* BEGIN GIVEN DATA *
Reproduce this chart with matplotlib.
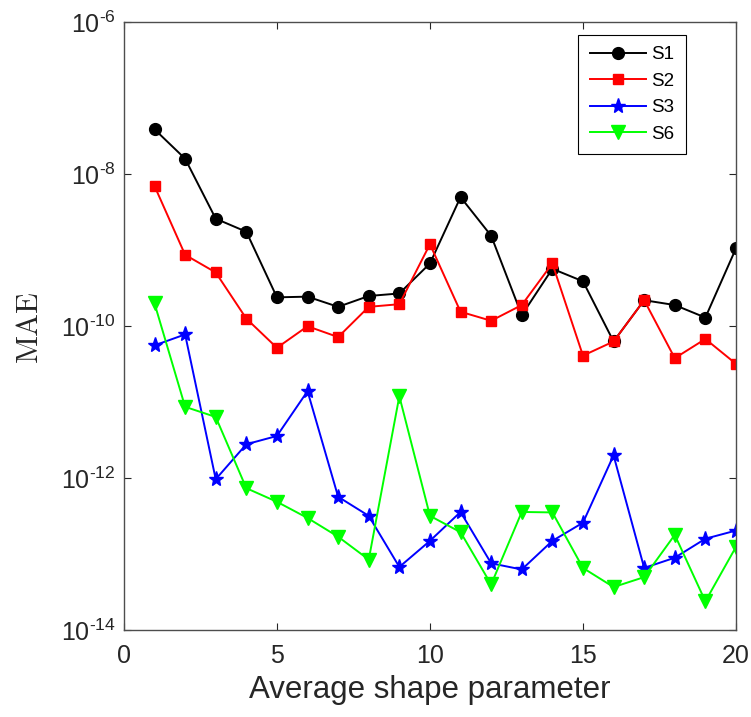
import numpy as np
import matplotlib
matplotlib.use('Agg')
import matplotlib.pyplot as plt

plt.rcParams['font.family'] = ['Liberation Sans', 'DejaVu Sans']
plt.rcParams['mathtext.fontset'] = 'custom'
plt.rcParams['mathtext.rm'] = 'Liberation Sans'
plt.rcParams['mathtext.it'] = 'Liberation Sans'
plt.rcParams['mathtext.bf'] = 'Liberation Sans'

# Data
x = np.arange(1, 21)
s1 = [3.9e-8, 1.6e-8, 2.6e-9, 1.75e-9, 2.4e-10, 2.45e-10, 1.8e-10, 2.5e-10, 2.7e-10, 6.7e-10,
      5.0e-9, 1.55e-9, 1.4e-10, 5.7e-10, 3.9e-10, 6.3e-11, 2.2e-10, 1.9e-10, 1.3e-10, 1.06e-9]
s2 = [7.0e-9, 8.7e-10, 5.1e-10, 1.26e-10, 5.2e-11, 1.0e-10, 7.2e-11, 1.8e-10, 1.95e-10, 1.2e-9,
      1.55e-10, 1.18e-10, 1.9e-10, 6.7e-10, 4.1e-11, 6.3e-11, 2.2e-10, 3.8e-11, 6.8e-11, 3.2e-11]
s3 = [5.6e-11, 7.8e-11, 9.7e-13, 2.8e-12, 3.6e-12, 1.4e-11, 5.7e-13, 3.2e-13, 6.8e-14, 1.5e-13,
      3.6e-13, 7.6e-14, 6.3e-14, 1.5e-13, 2.6e-13, 2.0e-12, 6.6e-14, 9.0e-14, 1.6e-13, 2.05e-13]
s6 = [2.0e-10, 8.7e-12, 6.4e-12, 7.4e-13, 4.9e-13, 3.0e-13, 1.7e-13, 8.5e-14, 1.2e-11, 3.2e-13,
      1.95e-13, 4.0e-14, 3.6e-13, 3.55e-13, 6.6e-14, 3.7e-14, 5.0e-14, 1.8e-13, 2.4e-14, 1.25e-13]

ytick_vals = [1e-14, 1e-12, 1e-10, 1e-8, 1e-6]
ytick_exps = [-14, -12, -10, -8, -6]

fig = plt.figure(figsize=(7.51, 7.17), dpi=100)
ax = fig.add_axes([0.165, 0.121, 0.815, 0.848])

ax.semilogy(x, s1, '-o', color='black', lw=1.4, ms=8.5, label='S1')
ax.semilogy(x, s2, '-s', color='red', lw=1.4, ms=7, label='S2')
ax.semilogy(x, s3, '-*', color='blue', lw=1.4, ms=11, label='S3')
ax.semilogy(x, s6, '-v', color='#00ff00', lw=1.4, ms=9.5, label='S6')

ax.set_xlim(0, 20)
ax.set_ylim(1e-14, 1e-6)
ax.set_xticks([0, 5, 10, 15, 20])
ax.set_yticks(ytick_vals)
ax.set_yticklabels([r'$\mathdefault{10^{\text{-}%d}}$' % (-e) for e in ytick_exps])
ax.minorticks_off()
ax.tick_params(direction='in', length=5, labelsize=18, colors='#262626',
               top=True, right=True, labeltop=False, labelright=False, pad=6)
ax.tick_params(axis='x', pad=10)
for sp in ax.spines.values():
    sp.set_color('#4d4d4d')
    sp.set_linewidth(1.0)

ax.set_xlabel('Average shape parameter', fontsize=22.5, color='#262626', labelpad=5)
ax.set_ylabel('MAE', fontsize=22, family='cmr10', color='#262626')
ax.yaxis.set_label_coords(-0.133, 0.5)

leg = ax.legend(loc='upper right', bbox_to_anchor=(0.918, 0.979), borderaxespad=0,
                fontsize=13.5, fancybox=False, edgecolor='black', framealpha=1,
                handlelength=3.0, handletextpad=0.3, labelspacing=0.5,
                borderpad=0.6)
leg.get_frame().set_linewidth(0.8)

plt.savefig('out.png', dpi=100)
* END GIVEN DATA *
**WORK REQUIRED:** Only the lines from the top of the data through the line with "sp.set_linewidth(1.0)" should be quoted, exactly and with both ends kept; skip the pictures.

**SOLUTION:**
Reproduce this chart with matplotlib.
import numpy as np
import matplotlib
matplotlib.use('Agg')
import matplotlib.pyplot as plt

plt.rcParams['font.family'] = ['Liberation Sans', 'DejaVu Sans']
plt.rcParams['mathtext.fontset'] = 'custom'
plt.rcParams['mathtext.rm'] = 'Liberation Sans'
plt.rcParams['mathtext.it'] = 'Liberation Sans'
plt.rcParams['mathtext.bf'] = 'Liberation Sans'

# Data
x = np.arange(1, 21)
s1 = [3.9e-8, 1.6e-8, 2.6e-9, 1.75e-9, 2.4e-10, 2.45e-10, 1.8e-10, 2.5e-10, 2.7e-10, 6.7e-10,
      5.0e-9, 1.55e-9, 1.4e-10, 5.7e-10, 3.9e-10, 6.3e-11, 2.2e-10, 1.9e-10, 1.3e-10, 1.06e-9]
s2 = [7.0e-9, 8.7e-10, 5.1e-10, 1.26e-10, 5.2e-11, 1.0e-10, 7.2e-11, 1.8e-10, 1.95e-10, 1.2e-9,
      1.55e-10, 1.18e-10, 1.9e-10, 6.7e-10, 4.1e-11, 6.3e-11, 2.2e-10, 3.8e-11, 6.8e-11, 3.2e-11]
s3 = [5.6e-11, 7.8e-11, 9.7e-13, 2.8e-12, 3.6e-12, 1.4e-11, 5.7e-13, 3.2e-13, 6.8e-14, 1.5e-13,
      3.6e-13, 7.6e-14, 6.3e-14, 1.5e-13, 2.6e-13, 2.0e-12, 6.6e-14, 9.0e-14, 1.6e-13, 2.05e-13]
s6 = [2.0e-10, 8.7e-12, 6.4e-12, 7.4e-13, 4.9e-13, 3.0e-13, 1.7e-13, 8.5e-14, 1.2e-11, 3.2e-13,
      1.95e-13, 4.0e-14, 3.6e-13, 3.55e-13, 6.6e-14, 3.7e-14, 5.0e-14, 1.8e-13, 2.4e-14, 1.25e-13]

ytick_vals = [1e-14, 1e-12, 1e-10, 1e-8, 1e-6]
ytick_exps = [-14, -12, -10, -8, -6]

fig = plt.figure(figsize=(7.51, 7.17), dpi=100)
ax = fig.add_axes([0.165, 0.121, 0.815, 0.848])

ax.semilogy(x, s1, '-o', color='black', lw=1.4, ms=8.5, label='S1')
ax.semilogy(x, s2, '-s', color='red', lw=1.4, ms=7, label='S2')
ax.semilogy(x, s3, '-*', color='blue', lw=1.4, ms=11, label='S3')
ax.semilogy(x, s6, '-v', color='#00ff00', lw=1.4, ms=9.5, label='S6')

ax.set_xlim(0, 20)
ax.set_ylim(1e-14, 1e-6)
ax.set_xticks([0, 5, 10, 15, 20])
ax.set_yticks(ytick_vals)
ax.set_yticklabels([r'$\mathdefault{10^{\text{-}%d}}$' % (-e) for e in ytick_exps])
ax.minorticks_off()
ax.tick_params(direction='in', length=5, labelsize=18, colors='#262626',
               top=True, right=True, labeltop=False, labelright=False, pad=6)
ax.tick_params(axis='x', pad=10)
for sp in ax.spines.values():
    sp.set_color('#4d4d4d')
    sp.set_linewidth(1.0)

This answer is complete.